Task requirements
Nothing after the line with "ctx.strokeRect(area.left, area.top, area.right" belongs in the copy; extract the lines below from the top through that line, pictures left out.

======== Records shown ========

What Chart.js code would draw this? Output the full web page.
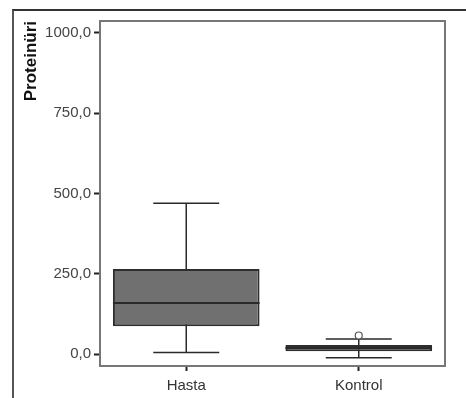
<!DOCTYPE html>
<html>
<head>
<meta charset="utf-8">
<script src="https://cdn.jsdelivr.net/npm/chart.js@4"></script>
<style>
    body { margin: 0; background: #fff; }
    #wrap { position: relative; width: 466px; height: 398px; }
    #frame { position: absolute; left: 12px; top: 9px; right: 0; bottom: 0; border-top: 2px solid #333; border-left: 2px solid #555; }
    canvas { position: absolute; left: 0; top: 0; }
</style>
</head>
<body>
<div id="wrap">
    <div id="frame"></div>
    <canvas id="box-chart" width="466" height="398"></canvas>
</div>
<script>
const categories = ['Hasta', 'Kontrol'];
const lowerWhisker = [5, -11];
const q1 = [87, 9];
const medians = [159, 19];
const q3 = [265, 28];
const upperWhisker = [470, 47];
const outliers = [null, 58];
const yTicks = [0, 250, 500, 750, 1000];

const boxExtras = {
    id: 'boxExtras',
    beforeDatasetsDraw(chart) {
        const ctx = chart.ctx;
        const area = chart.chartArea;
        ctx.save();
        ctx.strokeStyle = '#777';
        ctx.lineWidth = 2;
        ctx.strokeRect(area.left, area.top, area.right - area.left, area.bottom - area.top);

        // whiskers
        const x = chart.scales.x;
        const y = chart.scales.y;
        const bars = chart.getDatasetMeta(0).data;
        ctx.strokeStyle = '#2a2a2a';
        ctx.lineWidth = 1.5;
        categories.forEach(function(cat, i) {
            const cx = x.getPixelForValue(i);
            const half = bars[i].width * 0.225;
            ctx.beginPath();
            ctx.moveTo(cx, y.getPixelForValue(upperWhisker[i]));
            ctx.lineTo(cx, y.getPixelForValue(lowerWhisker[i]));
            ctx.moveTo(cx - half, y.getPixelForValue(upperWhisker[i]));
            ctx.lineTo(cx + half, y.getPixelForValue(upperWhisker[i]));
            ctx.moveTo(cx - half, y.getPixelForValue(lowerWhisker[i]));
            ctx.lineTo(cx + half, y.getPixelForValue(lowerWhisker[i]));
            ctx.stroke();
        });
        ctx.restore();
    },
    afterDatasetsDraw(chart) {
        const ctx = chart.ctx;
        const x = chart.scales.x;
        const y = chart.scales.y;
        const bars = chart.getDatasetMeta(0).data;
        ctx.save();
        ctx.strokeStyle = '#2a2a2a';
        ctx.lineWidth = 2;
        categories.forEach(function(cat, i) {
            const cx = x.getPixelForValue(i);
            const half = bars[i].width / 2;
            const my = y.getPixelForValue(medians[i]);
            ctx.beginPath();
            ctx.moveTo(cx - half, my);
            ctx.lineTo(cx + half, my);
            ctx.stroke();
        });
        ctx.restore();
    }
};

const ctx = document.getElementById('box-chart').getContext('2d');

new Chart(ctx, {
    type: 'bar',
    data: {
        labels: categories,
        datasets: [{
            label: 'Kutu',
            data: categories.map((c, i) => [q1[i], q3[i]]),
            backgroundColor: '#707070',
            borderColor: '#2e2e2e',
            borderWidth: 2,
            borderSkipped: false,
            barPercentage: 0.85,
            categoryPercentage: 1
        }, {
            type: 'line',
            label: 'Aykırı',
            data: outliers,
            showLine: false,
            pointStyle: 'circle',
            pointRadius: 3.5,
            pointBorderWidth: 1.2,
            pointBorderColor: '#555',
            pointBackgroundColor: '#fff'
        }]
    },
    options: {
        responsive: false,
        animation: false,
        devicePixelRatio: 1,
        layout: { padding: { top: 21, right: 21, left: 0, bottom: 0 } },
        plugins: {
            legend: { display: false },
            tooltip: { enabled: false }
        },
        scales: {
            x: {
                offset: true,
                afterFit: function(scale) { scale.height = 32; },
                border: { display: false },
                grid: {
                    offset: false,
                    drawOnChartArea: false,
                    tickLength: 5,
                    tickWidth: 2,
                    tickColor: '#222'
                },
                ticks: {
                    padding: 6,
                    color: '#333',
                    font: { family: 'Liberation Sans', size: 15 }
                }
            },
            y: {
                min: -37,
                max: 1037,
                afterFit: function(scale) { scale.width = 100; },
                afterBuildTicks: function(scale) {
                    scale.ticks = yTicks.map(v => ({ value: v }));
                },
                border: { display: false },
                grid: {
                    drawOnChartArea: false,
                    tickLength: 6,
                    tickWidth: 2,
                    tickColor: '#222'
                },
                ticks: {
                    padding: 3,
                    color: '#444',
                    font: { family: 'Liberation Sans', size: 15 },
                    callback: v => v.toFixed(1).replace('.', ',')
                },
                title: {
                    display: true,
                    text: 'Proteinüri',
                    align: 'end',
                    color: '#111',
                    padding: { top: 21, bottom: 0 },
                    font: { family: 'Liberation Sans', size: 17, weight: 'bold' }
                }
            }
        }
    },
    plugins: [boxExtras]
});
</script>
</body>
</html>
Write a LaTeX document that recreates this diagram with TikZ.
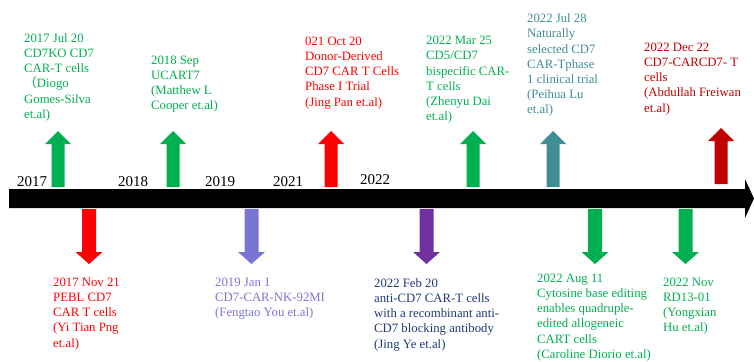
\documentclass[tikz,border=0pt]{standalone}
\usepackage{fontspec}
\setmainfont{Liberation Serif}
\newfontfamily\cjk{Noto Sans CJK SC}
\definecolor{tlgreen}{HTML}{00B050}
\definecolor{tlred}{HTML}{FF0000}
\definecolor{tldarkred}{HTML}{C00000}
\definecolor{tlteal}{RGB}{62,142,148}
\definecolor{tllav}{RGB}{120,118,210}
\definecolor{tlpurple}{HTML}{7030A0}
\definecolor{tlnavy}{RGB}{32,56,120}
\tikzset{
  lbl/.style={anchor=north west, inner sep=0pt, align=left,
    font=\fontsize{12.75}{15.2}\selectfont},
  yearlbl/.style={anchor=base west, inner sep=0pt,
    font=\fontsize{15}{18}\selectfont},
  uparr/.pic={\fill (-6.5,0) -- (-6.5,-43) -- (-13,-43) -- (0,-56) -- (13,-43) -- (6.5,-43) -- (6.5,0) -- cycle;},
  downarr/.pic={\fill (-7,0) -- (-7,43) -- (-13.5,43) -- (0,55) -- (13.5,43) -- (7,43) -- (7,0) -- cycle;}
}
\newcommand{\fl}{\rule{0pt}{10pt}}
\begin{document}
\begin{tikzpicture}[x=1pt,y=-1pt]
\useasboundingbox (0,0) rectangle (754,361);
% timeline
\fill[black] (9,189) -- (745,189) -- (745,179) -- (754,198.5) -- (745,218) -- (745,208) -- (9,208) -- cycle;
% years
\node[yearlbl] (y2017) at (17,186) {2017};
\node[yearlbl] (y2018) at (118,186) {2018};
\node[yearlbl] (y2019) at (205,186) {2019};
\node[yearlbl] (y2021) at (273,186) {2021};
\node[yearlbl] (y2022) at (360,184) {2022};
% up arrows
\pic[tlgreen] at (58,187) {uparr};
\pic[tlgreen] at (173,187) {uparr};
\pic[tlred] at (331,187) {uparr};
\pic[tlgreen] at (473,187) {uparr};
\pic[tlteal] at (553,187) {uparr};
\pic[tldarkred] at (721,184) {uparr};
% down arrows
\pic[tlred] at (89,209) {downarr};
\pic[tllav] at (251.5,209) {downarr};
\pic[tlpurple] at (426.5,209) {downarr};
\pic[tlgreen] at (595,209) {downarr};
\pic[tlgreen] at (685.5,209) {downarr};
% top labels
\node[lbl, text=tlgreen] (t1) at (24,32) {\fl 2017 Jul 20\\CD7KO CD7\\CAR-T cells\\{\cjk （}Diogo\\Gomes-Silva\\et.al)};
\node[lbl, text=tlgreen] (t2) at (151,54) {\fl 2018 Sep\\UCART7\\(Matthew L\\Cooper et.al)};
\node[lbl, text=tlred] (t3) at (305,35) {\fl 021 Oct 20\\Donor-Derived\\CD7 CAR T Cells\\Phase I Trial\\(Jing Pan et.al)};
\node[lbl, text=tlgreen] (t4) at (426,34.5) {\fl 2022 Mar 25\\CD5/CD7\\bispecific CAR-\\T cells\\(Zhenyu Dai\\et.al)};
\node[lbl, text=tlteal] (t5) at (527,12.5) {\fl 2022 Jul 28\\Naturally\\selected CD7\\CAR-Tphase\\1 clinical trial\\(Peihua Lu\\et.al)};
\node[lbl, text=tldarkred] (t6) at (644,41) {\fl 2022 Dec 22\\CD7-CARCD7- T\\cells\\(Abdullah Freiwan\\et.al)};
% bottom labels
\node[lbl, text=tlred] (b1) at (53,276) {\fl 2017 Nov 21\\PEBL CD7\\CAR T cells\\(Yi Tian Png\\et.al)};
\node[lbl, text=tllav] (b2) at (215,276) {\fl 2019 Jan 1\\CD7-CAR-NK-92MI\\(Fengtao You et.al)};
\node[lbl, text=tlnavy] (b3) at (374,277) {\fl 2022 Feb 20\\anti-CD7 CAR-T cells\\with a recombinant anti-\\CD7 blocking antibody\\(Jing Ye et.al)};
\node[lbl, text=tlgreen] (b4) at (537,272) {\fl 2022 Aug 11\\Cytosine base editing\\enables quadruple-\\edited allogeneic\\CART cells\\(Caroline Diorio et.al)};
\node[lbl, text=tlgreen] (b5) at (663,276) {\fl 2022 Nov\\RD13-01\\(Yongxian\\Hu et.al)};
\end{tikzpicture}
\end{document}
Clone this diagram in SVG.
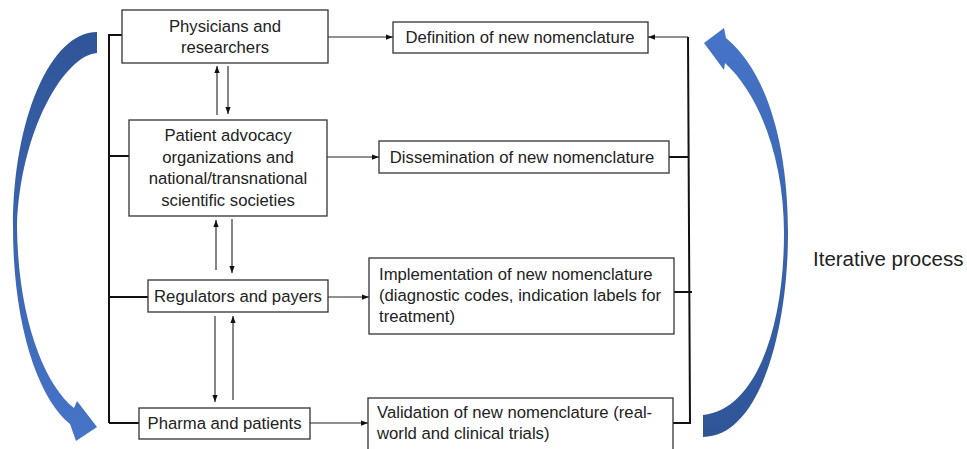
<svg xmlns="http://www.w3.org/2000/svg" width="967" height="449" viewBox="0 0 967 449">
<style>
  .box { fill: #ffffff; stroke: #333333; stroke-width: 1.3; }
  .t { font-family: "Liberation Sans", Arial, sans-serif; font-size: 16.7px; fill: #222222; }
  .c { text-anchor: middle; }
  .bus { fill: none; stroke: #111111; stroke-width: 2; }
  .thin { fill: none; stroke: #222222; stroke-width: 1.1; }
</style>
<defs>
  <marker id="ah" viewBox="0 0 8 6" refX="8" refY="3" markerWidth="7" markerHeight="5.5" orient="auto" markerUnits="userSpaceOnUse">
    <path d="M0,0 L8,3 L0,6 Z" fill="#111111"/>
  </marker>
  <linearGradient id="gL" x1="0" y1="0" x2="0" y2="1">
    <stop offset="0" stop-color="#2F5597"/>
    <stop offset="1" stop-color="#4674C8"/>
  </linearGradient>
  <linearGradient id="gR" x1="0" y1="0" x2="0" y2="1">
    <stop offset="0" stop-color="#4674C8"/>
    <stop offset="1" stop-color="#2F5597"/>
  </linearGradient>
</defs>

<g id="cycle-left">
  <path d="M97,32 C50,32 13,120 13,227 C13,330 40,400 70,424 L76,441 L97,427 L77,401 L74,408 C45,385 18,320 17,227 C20,130 65,55 97,53 Z" fill="url(#gL)"/>
</g>
<g id="cycle-right">
  <path d="M703,437 C760,437 788,330 788,233 C788,140 765,70 726,38 L724,28 L704,43 L724,70 L725,63 C760,95 784,160 784,233 C784,330 755,410 703,415 Z" fill="url(#gR)"/>
</g>

<g id="connectors">
  <path class="bus" d="M109,35 V423 M108,35 H122 M109,156 H129 M109,297 H148 M109,423 H139"/>
  <path class="bus" d="M688,37 L690,423 M669,157 H689 M674,292 H692 M673,423 H691"/>
  <path class="thin" d="M688,37 H648" marker-end="url(#ah)"/>
  <path class="thin" d="M328,37 H393" marker-end="url(#ah)"/>
  <path class="thin" d="M327,157 H379" marker-end="url(#ah)"/>
  <path class="thin" d="M328,297 H369" marker-end="url(#ah)"/>
  <path class="thin" d="M310,423 H368" marker-end="url(#ah)"/>
  <path class="thin" d="M217,115 V66" marker-end="url(#ah)"/>
  <path class="thin" d="M228,66 V114" marker-end="url(#ah)"/>
  <path class="thin" d="M216,270 V220" marker-end="url(#ah)"/>
  <path class="thin" d="M232,219 V273" marker-end="url(#ah)"/>
  <path class="thin" d="M215,316 V402" marker-end="url(#ah)"/>
  <path class="thin" d="M233,400 V316" marker-end="url(#ah)"/>
</g>

<g id="physicians">
  <rect class="box" x="122" y="10" width="206" height="53"/>
  <text class="t c" x="225" y="32">Physicians and</text>
  <text class="t c" x="225" y="53">researchers</text>
</g>
<g id="patient-advocacy">
  <rect class="box" x="129" y="120" width="198" height="96"/>
  <text class="t c" x="228" y="141">Patient advocacy</text>
  <text class="t c" x="228" y="162.5">organizations and</text>
  <text class="t c" x="228" y="184">national/transnational</text>
  <text class="t c" x="228" y="205.5">scientific societies</text>
</g>
<g id="regulators">
  <rect class="box" x="148" y="280" width="180" height="32"/>
  <text class="t c" x="238" y="301.5">Regulators and payers</text>
</g>
<g id="pharma">
  <rect class="box" x="139" y="408" width="171" height="31"/>
  <text class="t c" x="224.5" y="429">Pharma and patients</text>
</g>
<g id="definition">
  <rect class="box" x="393" y="22" width="255" height="31"/>
  <text class="t c" x="520" y="43">Definition of new nomenclature</text>
</g>
<g id="dissemination">
  <rect class="box" x="379" y="141" width="290" height="32"/>
  <text class="t c" x="522" y="162.5">Dissemination of new nomenclature</text>
</g>
<g id="implementation">
  <rect class="box" x="369" y="258" width="305" height="76"/>
  <text class="t" x="379" y="280">Implementation of new nomenclature</text>
  <text class="t" x="379" y="301">(diagnostic codes, indication labels for</text>
  <text class="t" x="379" y="322">treatment)</text>
</g>
<g id="validation">
  <rect class="box" x="368" y="398" width="305" height="60"/>
  <text class="t" x="377" y="417.5">Validation of new nomenclature (real-</text>
  <text class="t" x="377" y="439">world and clinical trials)</text>
</g>
<g id="iterative-label">
  <text class="t" x="813" y="265.5" style="font-size:20.5px">Iterative process</text>
</g>
</svg>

========

Expected answer
What Chart.js code would draw this? Output the full web page.
<!DOCTYPE html>
<html>
<head>
<meta charset="utf-8">
<script src="https://cdn.jsdelivr.net/npm/chart.js@4"></script>
<style>
    body { margin: 0; background: #fff; }
    #wrap { position: relative; width: 466px; height: 398px; }
    #frame { position: absolute; left: 12px; top: 9px; right: 0; bottom: 0; border-top: 2px solid #333; border-left: 2px solid #555; }
    canvas { position: absolute; left: 0; top: 0; }
</style>
</head>
<body>
<div id="wrap">
    <div id="frame"></div>
    <canvas id="box-chart" width="466" height="398"></canvas>
</div>
<script>
const categories = ['Hasta', 'Kontrol'];
const lowerWhisker = [5, -11];
const q1 = [87, 9];
const medians = [159, 19];
const q3 = [265, 28];
const upperWhisker = [470, 47];
const outliers = [null, 58];
const yTicks = [0, 250, 500, 750, 1000];

const boxExtras = {
    id: 'boxExtras',
    beforeDatasetsDraw(chart) {
        const ctx = chart.ctx;
        const area = chart.chartArea;
        ctx.save();
        ctx.strokeStyle = '#777';
        ctx.lineWidth = 2;
        ctx.strokeRect(area.left, area.top, area.right - area.left, area.bottom - area.top);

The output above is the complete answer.